Take, for example, our powerful, unassailable, bedrock American companies. Standard Oil had 90% of refinery production circa 1910. A&P, with 16,000 stores and up to 75% share in a number of cities in the 1950s, became the Standard Oil of food retail. GM, boasting 50%+ world domination in the 1960s, became the A&P of automotive. And, of course, Google (at 60%+ search share) is now the GM of search.
See the trend? All unassailable companies. All built to last.
In fact, a paper coming out next month in the California Management Review says that, empirically speaking, few companies make it to their 40th birthday. That’s equivalent to the 35-year life expectancy of a person in the Middle Ages, which Thomas Hobbes described bluntly as “solitary, poor, nasty, brutish, and short.” (Note to any of my children reading this: That's a person in the Middle Ages, not a middle-aged person. There is a difference.)

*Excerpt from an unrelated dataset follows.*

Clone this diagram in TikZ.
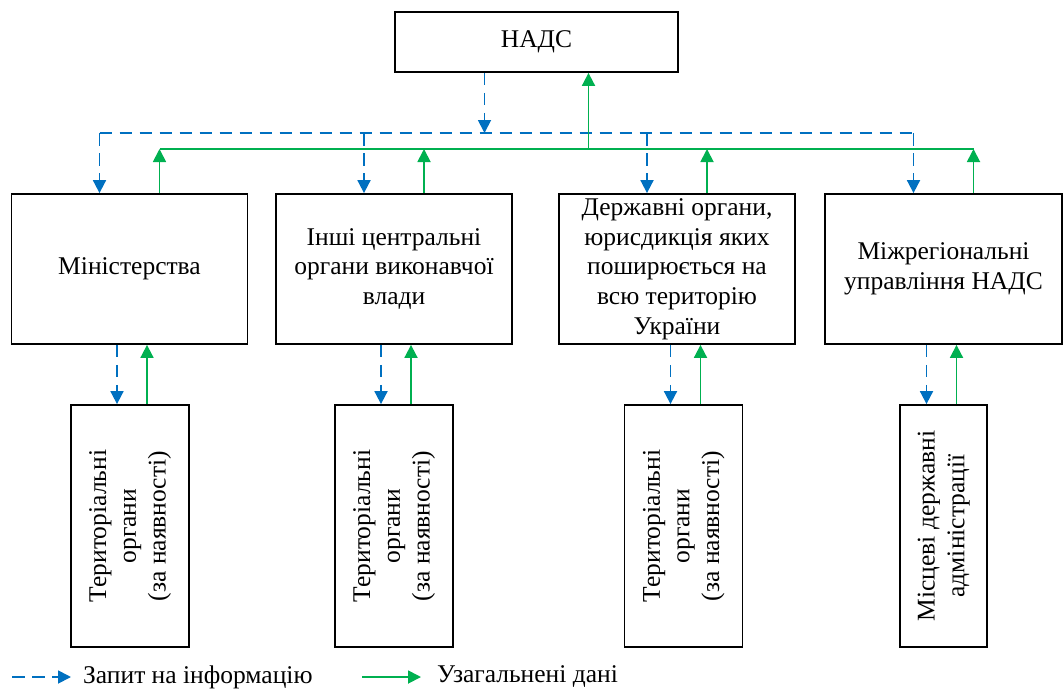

So it sure is nice, in the nasty and brutish world of the American corporation--a world that brings unassailable companies to their knees on a regular basis--that we can tie our anchor to a few constants. And, while Google isn’t one of them (I’m afraid, despite our current fascination—see Seth Godin’s dismissal of Bing here), the competitive world order of Michael Porter is.

In Porter’s iconic 1980 Competitive Strategy, the HBS professor gave us three, and only three generic ways to compete: overall cost leadership, differentiation and focus. (As Monty Python said, “Three shall be the number thou shalt count, and the number of the counting shall be three. Four shalt thou not count, neither count thou two, excepting that thou then proceed to three.”)
So, this week when Microsoft announced Bing, their newest entry into the search wars, it had to, ipso facto, fit one of those strategies. Or not--in which case it was doomed.
By my reckoning—whether Bing is ultimately a success or not—it fits almost perfectly into Porter’s scheme, and sets up a classic, knock-down-drag-out competitive battle with Google.
It also accomplishes some things vis-à-vis Microsoft’s dance with Yahoo that make Steve Ballmer brilliant.
Though, I might add, brilliance is one of those unassailable qualities of a great CEO, if you know what I mean.